I know I promised vacation pictures and stories but you're just going to have to wait another day or too. I'm currently in my yearly state of post-Thanksgiving ennui. Or, "paralyzing holiday-induced state panic" if we're going to go all out and be completely honest. The panic, paired with the mental shutdown I always have on the Monday following a long holiday weekend, means I sat at my desk today in a near-comatose state, flinching when spoken to and praying to be left alone by, well, almost everyone.
Also, wishing we could just have a "no small talk" clause written into days like this. Like, right now my list of people I'd like to talk to is about at three. Three people. Are you one of them? WOULDN'T YOU LIKE TO KNOW. (So yeah, probably not.)
But I ask, is it normal to spend the entire day feeling like I want to cry? And then thinking about Christmas and really, really wanting to cry? Because I like Christmas, I just wish I could hire someone to do it for me so I can just sit back and enjoy it instead of fearing it.

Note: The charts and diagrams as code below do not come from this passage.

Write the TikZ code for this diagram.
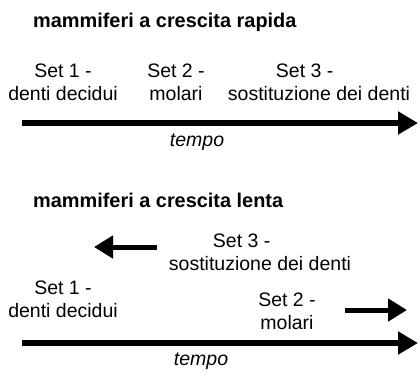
\documentclass[tikz,border=0pt]{standalone}
\usepackage{fontspec}
\setmainfont{Liberation Sans}
\usetikzlibrary{arrows.meta}
\begin{document}
\begin{tikzpicture}[x=1pt,y=-1pt,
  lbl/.style={inner sep=0pt,align=center,font=\fontsize{19.5}{23}\selectfont},
  ttl/.style={inner sep=0pt,anchor=base west,font=\fontsize{19.9}{23}\selectfont\bfseries},
  tmp/.style={inner sep=0pt,font=\fontsize{19.5}{23}\selectfont\itshape},
  bigarrow/.style={line width=5.5pt,-{Triangle[length=20pt,width=22pt]}},
  smallarrow/.style={line width=5pt,-{Triangle[length=19pt,width=22pt]}}]
\useasboundingbox (0,0) rectangle (420,376);
% top panel
\node[ttl] (title1) at (33,27) {mammiferi a crescita rapida};
\node[lbl] (a1) at (63,82) {Set 1 -\\denti decidui};
\node[lbl] (a2) at (176,82) {Set 2 -\\molari};
\node[lbl,align=left] (a3) at (319,82) {\hspace*{48pt}Set 3 -\\sostituzione dei denti};
\coordinate (t1s) at (22,123);
\coordinate (t1e) at (418,123);
\draw[bigarrow] (t1s) -- (t1e);
\node[tmp] (tempo1) at (197,142) {tempo};
% bottom panel
\node[ttl] (title2) at (33,207) {mammiferi a crescita lenta};
\node[lbl,align=left] (b3) at (260,252) {\hspace*{44pt}Set 3 -\\sostituzione dei denti};
\coordinate (l1s) at (157,247);
\coordinate (l1e) at (94,247);
\draw[smallarrow] (l1s) -- (l1e);
\node[lbl] (b1) at (63,299) {Set 1 -\\denti decidui};
\node[lbl] (b2) at (287,311) {Set 2 -\\molari};
\coordinate (r1s) at (345,310);
\coordinate (r1e) at (407,310);
\draw[smallarrow] (r1s) -- (r1e);
\coordinate (t2s) at (22,343);
\coordinate (t2e) at (418,343);
\draw[bigarrow] (t2s) -- (t2e);
\node[tmp] (tempo2) at (201,361) {tempo};
\end{tikzpicture}
\end{document}
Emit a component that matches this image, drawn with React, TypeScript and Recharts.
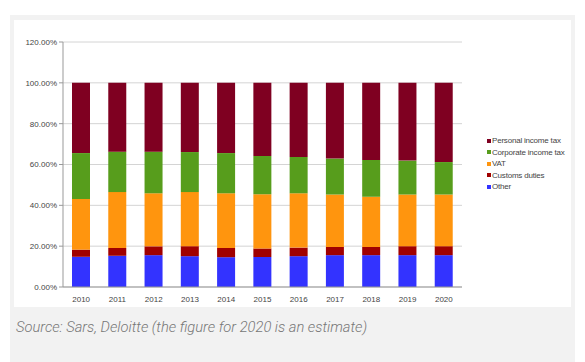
import React from "react";
import { BarChart, Bar, XAxis, YAxis, CartesianGrid } from "recharts";

// shares of total tax revenue, per year (percent of total)
const years = ["2010", "2011", "2012", "2013", "2014", "2015", "2016", "2017", "2018", "2019", "2020"];
const other = [14.8, 15.3, 15.6, 15.1, 14.6, 14.7, 15.1, 15.6, 15.6, 15.6, 15.6];
const customs = [3.5, 3.8, 4.3, 4.9, 4.5, 4.1, 4.2, 4.0, 4.0, 4.4, 4.4];
const vat = [24.8, 27.4, 26.0, 26.5, 26.8, 26.6, 26.6, 25.7, 24.6, 25.3, 25.3];
const corporate = [22.5, 19.8, 20.4, 19.6, 19.7, 18.8, 17.8, 17.6, 18.0, 16.6, 15.9];
const personal = years.map((_, i) => +(100 - other[i] - customs[i] - vat[i] - corporate[i]).toFixed(1));

const yTicks = [0, 20, 40, 60, 80, 100, 120];
const sepTicks = years.map((_, i) => i).concat([years.length]);

const series = [
  { key: "personal", label: "Personal income tax", color: "#7f0021" },
  { key: "corporate", label: "Corporate income tax", color: "#579d1c" },
  { key: "vat", label: "VAT", color: "#ff950e" },
  { key: "customs", label: "Customs duties", color: "#a00000" },
  { key: "other", label: "Other", color: "#3333ff" },
];

const data = years.map((year, i) => ({
  year,
  other: other[i],
  customs: customs[i],
  vat: vat[i],
  corporate: corporate[i],
  personal: personal[i],
}));

const tickStyle = { fill: "#444", fontSize: 8, fontFamily: "Liberation Sans, Arial, sans-serif" };

export default function App() {
  return (
    <div style={{ position: "absolute", left: 0, top: 0, width: 585, height: 362, background: "#fff" }}>
      <div style={{ position: "absolute", left: 10, top: 15, width: 565, height: 347, background: "#f2f2f2" }} />
      <div style={{ position: "absolute", left: 14, top: 20, width: 557, height: 287, background: "#fff" }} />
      <div style={{ position: "absolute", left: 0, top: 0 }}>
        <BarChart
          width={585}
          height={310}
          data={data}
          margin={{ top: 42, right: 123, left: 0, bottom: 5 }}
          barSize={18}
        >
          <CartesianGrid vertical={false} stroke="#d4d4d4" yAxisId="left" />
          <XAxis
            xAxisId="sep"
            type="number"
            domain={[0, years.length]}
            ticks={sepTicks}
            tick={false}
            tickSize={4}
            height={0}
            axisLine={false}
            tickLine={{ stroke: "#999" }}
          />
          <XAxis
            xAxisId="cat"
            dataKey="year"
            height={18}
            tickLine={false}
            axisLine={{ stroke: "#999" }}
            tick={tickStyle}
            tickMargin={3}
            interval={0}
          />
          <YAxis
            yAxisId="left"
            width={63}
            domain={[0, 120]}
            ticks={yTicks}
            tickFormatter={(v) => `${v.toFixed(2)}%`}
            tick={tickStyle}
            tickSize={4}
            tickMargin={2}
            axisLine={{ stroke: "#999" }}
            tickLine={{ stroke: "#999" }}
          />
          <YAxis
            yAxisId="right"
            orientation="right"
            width={0}
            domain={[0, 120]}
            tick={false}
            tickLine={false}
            axisLine={{ stroke: "#d4d4d4" }}
          />
          {[...series].reverse().map((s) => (
            <Bar
              key={s.key}
              dataKey={s.key}
              name={s.label}
              stackId="a"
              xAxisId="cat"
              yAxisId="left"
              fill={s.color}
              isAnimationActive={false}
            />
          ))}
        </BarChart>
      </div>
      <div
        style={{
          position: "absolute",
          left: 487,
          top: 135,
          fontFamily: "Liberation Sans, Arial, sans-serif",
          fontSize: 8,
          color: "#444",
          lineHeight: "11.5px",
          letterSpacing: -0.2,
        }}
      >
        {series.map((s) => (
          <div key={s.key} style={{ display: "flex", alignItems: "center", whiteSpace: "nowrap" }}>
            <span style={{ display: "inline-block", width: 4, height: 4, background: s.color, marginRight: 1 }} />
            {s.label}
          </div>
        ))}
      </div>
      <div
        style={{
          position: "absolute",
          left: 16,
          top: 318,
          fontFamily: "Roboto, sans-serif",
          fontStyle: "italic",
          fontWeight: 300,
          fontSize: 14.7,
          color: "#777",
          whiteSpace: "nowrap",
        }}
      >
        Source: Sars, Deloitte (the figure for 2020 is an estimate)
      </div>
    </div>
  );
}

Because, really, I think maybe I'm broken. A good friend emailed me and asked if I wanted to get together and do something "festive" and a cold shiver went down my spine. Festive? WHAT DOES SHE MEAN. It was as if she'd asked me if I wanted to go to a Christmas store in July or something. Only it's not July anymore. Oh, no! This is totally a reasonable request because it's nearly December.